In a bid to create a more inclusive customer experience, Scotiabank has ensured that frontline employees at each of its branches has received sign language training.
Since 2021, front line employees across the Bank’s branches have participated in a series of educational training on Finger Spelling, Sign Language Vocabulary, Basic Communication and Banking Communication.
To date, just under 50 employees have been certified and the Bank remains committed to rolling out continued training for more employees in the near future.
Gayle Pazos – Senior VP and Managing Director, Scotiabank said the frontline staff at the majority of its branches have been certified.

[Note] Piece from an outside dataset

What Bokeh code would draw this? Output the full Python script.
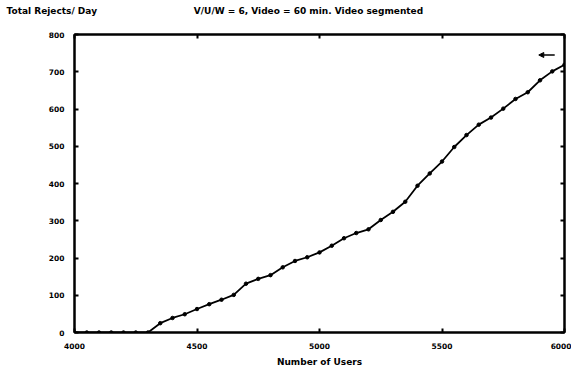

She said: “We’re proud that 95 per cent of branches have certified employees who aim to provide a more positive, hands on and inclusive experience for the deaf and hard of hearing community.”
The move has been applauded by customers who use sign language to communicate.
A deaf customer of the San Fernando branch said: “Now that Scotiabank has sign language as a tool, everyone gets an opportunity to communicate privately without the need for an interpreter. I am happy that my community can now access banking services easier.”
The feedback from employees has been equally positive.
Akilla Morton of the Lowlands Branch said she now holds a greater appreciation and basic understanding having completed the training. She said she’s able to communicate with members of the deaf and hard of hearing community who visit the branch.
“I have already used what I learnt to communicate with deaf and hard of hearing customers in a simpler and more effective way,” she said.
Shebeka Diaz from the Arima branch stated: “This training has helped me provide excellent customer service. I enjoy seeing the smile on my customers’ faces as I can communicate with them in their preferred way of understanding. I am proud to be a part of a Bank that has adopted such an inclusive initiative, showing care for all members of society.”
The initiative is a welcome one, with World Sign Language Day observed on September 23. The day serves as a reminder of the unique experiences that deaf and hard of hearing persons live daily, including that they do not always enjoy equal or convenient access to banking services and often need to communicate through a third party.